Lo ideal, en todo caso, es que las adaptaciones de libros para cine no
salgan literarias. En México —declaró— tenemos el caso de Pedro
Páramo, que ha sido transferido al cine dos veces y media sin que
los realizadores, a pesar de su talento, hayan podido llegar nunca ni
siquiera a primera base”.
Durante mucho tiempo, en la década de 1970, nos reunimos a
desayunar en La Veiga, un café-panadería ubicado en Insurgentes
casi con Extremadura. Gente de cine y letras: Pancho Sánchez, Elsie
Méndez, Jaime Casillas, Juan Manuel Torres, Alberto Isaac, Rafael
Corkidi, algunos más. A veces íbamos a batear contra unas
maquinitas lanzapelotas frente al parque Hundido, donde hay ahora
un McDonalds. Luego nos íbamos al beisbol al parque del Seguro, al
que dejamos de ir después de la huelga de los peloteros en 1980.
Más tarde, cuando en marzo de 1981 los beisbolistas rebeldes
crearon su propia liga, Pancho, siempre solidario, no faltaba a los
juegos de los Metropolitanos en el estadio de la Ciudad de los
Deportes y en el parque Fray Nano de la Ciudad Deportiva.
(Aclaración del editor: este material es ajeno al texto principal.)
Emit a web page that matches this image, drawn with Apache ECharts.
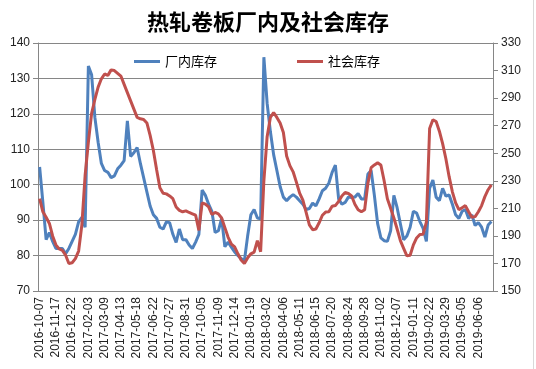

Pancho Sánchez murió el 23 de agosto de 2013. El día siguiente,
después de despedirnos de él en una funeraria, el escritor José de la
Colina, el periodista Ariel González y yo nos refugiamos en el salón
Covadonga de la colonia Roma. Bebimos abundantes tragos y llegó
el momento de la discusión política: hablamos de los maestros
rebeldes. De la Colina y Ariel se pronunciaron por desalojar con
violencia a los profesores que por esos días ocupaban la explanada
del monumento a la Revolución. Enfurecido, les dije fascistas y
Pepe y Ariel se levantaron indignados y abandonaron la cantina
echando pestes de mí.
Estoy seguro de que Pancho se hubiera reído mucho.